Mental breakdowns are bad too. Especially ones in public places. Like schools. This happened to a friend of mine (not me). This friend (again, not me) let themself dwell on an issue that unravelled before their eyes the night before. It was a difficult issue, but nothing a good prayer couldn't help. Instead they mulled it over, again and again, until they became resentful and angry.


The next day, they went through the normal routine, trying to push away the problem until it became too difficult to supress, so they just got more upset as the day went on. Each one of their friends asked them what was wrong, and each time they did was like chipping away at a thinly frozen lake. Towards the beginning of the second half, one of these such friends (not me either) decided to chip away as well. Unfortunately for them, their work would be the one to break the layer completely, and cause them to fall through. My friend, trying their best at explaining the issue in a calm manner, buckled under the weight and therefore collapsed into a fit of tears, only to leave the other standing there akwardly, nodding to passersby rather embarrassed.

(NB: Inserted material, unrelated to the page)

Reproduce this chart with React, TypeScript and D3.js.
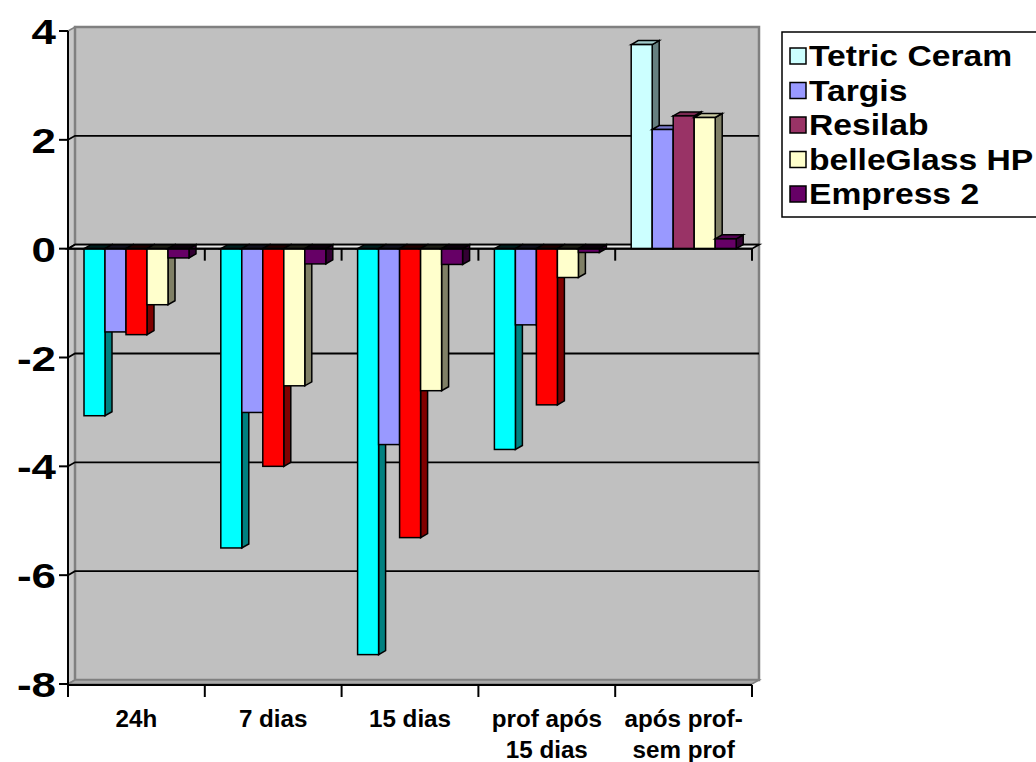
import React from "react";
import * as d3 from "d3";

const categories: string[][] = [
  ["24h"],
  ["7 dias"],
  ["15 dias"],
  ["prof após", "15 dias"],
  ["após prof-", "sem prof"],
];
const seriesNames = ["Tetric Ceram", "Targis", "Resilab", "belleGlass HP", "Empress 2"];
const tetricCeram = [-3.07, -5.5, -7.46, -3.69, 3.75];
const targis = [-1.53, -3.01, -3.6, -1.4, 2.19];
const resilab = [-1.58, -4.0, -5.31, -2.87, 2.44];
const belleGlass = [-1.03, -2.52, -2.61, -0.53, 2.41];
const empress2 = [-0.17, -0.28, -0.29, -0.07, 0.18];
const seriesValues = [tetricCeram, targis, resilab, belleGlass, empress2];
const yTicks = [4, 2, 0, -2, -4, -6, -8];

// legend swatches and the fills used for the last group
const legendColors = ["#CCFFFF", "#9999FF", "#993366", "#FFFFCC", "#660066"];
// fills used for the first four groups
const groupColors = ["#00FFFF", "#9999FF", "#FF0000", "#FFFFCC", "#660066"];

const W = 1036;
const H = 762;
const DX = 7;
const DY = 4;

function shade(c: string, k: number) {
  const col = d3.rgb(c);
  return d3.rgb(col.r * k, col.g * k, col.b * k).formatHex();
}

export default function App() {
  const y = d3.scaleLinear().domain([-8, 4]).range([684, 31]);
  const x0 = d3
    .scaleBand<number>()
    .domain(d3.range(categories.length))
    .range([68, 752])
    .padding(0);
  const x1 = d3
    .scaleBand<number>()
    .domain(d3.range(seriesNames.length))
    .range([16, 16 + 5 * 21])
    .padding(0);

  const left = 68;
  const right = 752;
  const top = y(4);
  const bottom = y(-8);
  const zero = y(0);

  const poly = (pts: [number, number][]) => pts.map((p) => p.join(",")).join(" ");

  const bars: React.ReactNode[] = [];
  categories.forEach((_, ci) => {
    seriesValues.forEach((vals, si) => {
      const v = vals[ci];
      const fill = ci === 4 ? legendColors[si] : groupColors[si];
      const xl = (x0(ci) as number) + (x1(si) as number);
      const w = x1.bandwidth();
      const yv = y(v);
      const yTop = Math.min(yv, zero);
      const yBot = Math.max(yv, zero);
      // negative columns show their cap at the zero plane in near-black
      const capFill = v < 0 ? shade(fill, 0.12) : shade(fill, 0.8);
      bars.push(
        <g key={`${ci}-${si}`} stroke="#000" strokeWidth={1.5} strokeLinejoin="miter">
          <polygon
            points={poly([
              [xl + w, yTop],
              [xl + w + DX, yTop - DY],
              [xl + w + DX, yBot - DY],
              [xl + w, yBot],
            ])}
            fill={shade(fill, 0.5)}
          />
          <polygon
            points={poly([
              [xl, yTop],
              [xl + DX, yTop - DY],
              [xl + w + DX, yTop - DY],
              [xl + w, yTop],
            ])}
            fill={capFill}
          />
          <rect x={xl} y={yTop} width={w} height={yBot - yTop} fill={fill} />
        </g>
      );
    });
  });

  const font = "Arial, 'Liberation Sans', sans-serif";

  return (
    <svg width={W} height={H} style={{ position: "absolute", left: 0, top: 0 }}>
      <rect width={W} height={H} fill="#fff" />
      {/* side wall */}
      <polygon
        points={poly([
          [left, top],
          [left + DX, top - DY],
          [left + DX, bottom - DY],
          [left, bottom],
        ])}
        fill="#C8C8C8"
        stroke="#808080"
        strokeWidth={1.5}
      />
      {/* back wall */}
      <rect
        x={left + DX}
        y={top - DY}
        width={right - left}
        height={bottom - top}
        fill="#C0C0C0"
        stroke="#808080"
        strokeWidth={2.5}
      />
      {/* floor */}
      <polygon
        points={poly([
          [left, bottom],
          [left + DX, bottom - DY],
          [right + DX, bottom - DY],
          [right, bottom],
        ])}
        fill="#A8A8A8"
        stroke="#808080"
        strokeWidth={1.5}
      />
      {/* gridlines */}
      {yTicks
        .filter((t) => t !== 4 && t !== -8)
        .map((t) => (
          <g key={t} stroke="#000" strokeWidth={1.8} fill="none">
            <polyline
              points={poly([
                [left, y(t)],
                [left + DX, y(t) - DY],
                [right + DX, y(t) - DY],
              ])}
            />
          </g>
        ))}
      {/* zero plane */}
      <polygon
        points={poly([
          [left, zero],
          [left + DX, zero - DY],
          [right + DX, zero - DY],
          [right, zero],
        ])}
        fill="#E4E4E4"
        stroke="#000"
        strokeWidth={1.8}
      />
      {bars}
      {/* category axis at zero */}
      <g stroke="#000" strokeWidth={2}>
        <line x1={left} x2={right} y1={zero} y2={zero} />
        {d3.range(categories.length + 1).map((i) => {
          const xx = left + i * x0.bandwidth();
          return <line key={i} x1={xx} x2={xx} y1={zero} y2={zero + 12} />;
        })}
      </g>
      {/* value axis */}
      <g stroke="#000" strokeWidth={2}>
        <line x1={left} x2={left} y1={top} y2={bottom + 12} />
        {yTicks.map((t) => (
          <line key={t} x1={left - 9} x2={left} y1={y(t)} y2={y(t)} />
        ))}
      </g>
      {yTicks.map((t) => (
        <text
          key={t}
          transform={`translate(56,${y(t) + 13}) scale(1.22,1)`}
          textAnchor="end"
          fontFamily={font}
          fontWeight="bold"
          fontSize={36}
          fill="#000"
        >
          {t}
        </text>
      ))}
      {/* category axis at the bottom */}
      <g stroke="#000" strokeWidth={2}>
        <line x1={left} x2={right} y1={bottom + 1} y2={bottom + 1} />
        {d3.range(categories.length + 1).map((i) => {
          const xx = left + i * x0.bandwidth();
          return <line key={i} x1={xx} x2={xx} y1={bottom + 1} y2={bottom + 13} />;
        })}
      </g>
      {categories.map((lines, ci) => (
        <text
          key={ci}
          transform={`translate(${(x0(ci) as number) + x0.bandwidth() / 2},727) scale(1.03,1)`}
          textAnchor="middle"
          fontFamily={font}
          fontWeight="bold"
          fontSize={23.5}
          fill="#000"
        >
          {lines.map((l, li) => (
            <tspan key={li} x={0} dy={li === 0 ? 0 : 31}>
              {l}
            </tspan>
          ))}
        </text>
      ))}
      {/* legend */}
      <rect x={782} y={32} width={300} height={185} fill="#fff" stroke="#000" strokeWidth={1.5} />
      {seriesNames.map((name, i) => {
        const cy = 56 + i * 34.5;
        return (
          <g key={name}>
            <rect x={790} y={cy - 8} width={16} height={16} fill={legendColors[i]} stroke="#000" strokeWidth={1.5} />
            <text
              transform={`translate(809,${cy + 10}) scale(1.16,1)`}
              fontFamily={font}
              fontWeight="bold"
              fontSize={29}
              fill="#000"
            >
              {name}
            </text>
          </g>
        );
      })}
    </svg>
  );
}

And so my friend, not remembering what they had said or even, more importantly, how loudly they had said it, decided to never again let it happen. In a public place, this case the school.

Because:

1) Teachers are, as are students, quite unescessarily caring, and will, in not knowing how to help, suggest the guidance counselor.

2)School hallways/stairwells, like caves leading to impending doom, echo.

3)Friends don't let friends stand akwardly.

Sunday, October 09, 2005

It's Over! (thank God...)

Whoot! No more football! No more drama! No more stupid flippin' decorated hallways and hopelessly base competitions between classes! The tyranny is OVER!!!!!

Ahem.

Of course, this also means teachers are going to start cracking down again. Not that Mr. Roets gave us any less APUSH homework, or anything logically kind like that, but, ah well, we can't all pretend to have souls, can we? (no hard feelings Mr. R)

Ah yes, homecoming is done. I got toilet papered for the first time*, which was amusing. I mean, you're watching from your front door the whole time, and not a single one looks up (well, 'cept Lauren, but she was on the front porch anyway). But when you turn on the light, they all scatter like roaches! All that was quite humorous.

The dance was extremely overrated, as it is every year. I didn't even really feel like going, actually. I went anyway; would have been extremely wenchy of me to not go after Brian bought the tickets. And Katie, Ben, and Matt ended up being there too, so it wasn't so bad. Still not worth the drama all the girls at school put forth, though. Thank God we don't have to go through this again.

Until Prom.


*Mom said you need to step it up a bit, you didn't leave enough for her to use...

Sunday, October 02, 2005

Crazy-Cool Weekend

This weekend was pretty hectic, but actually in a good way. Not too much homework (considering I "accidentally" left APUSH in my locker) Helped Kim with some locker decorations for our school's homecoming. Extremely overrated week at our school, if you ask me. Too much drama for this mama. Went to a concert at the Cup 'O Joy last night. Stellar Kart played, Bold Minority (the band Ben, Jon, and my boyfriend Brian are in. (oh yeah, and a Sophmore named Matt, he's cool too)) opened. They were both AWESOME. Jon and Brian signed my forhead. Well, Brian just wrote a giant "B", but no matter, I've seen him write his name plenty of times. (not legibly, of course)

Well, gotta go. APUSH movie night in 7 minutes and counting. "The Last of the Mohicans" here I come!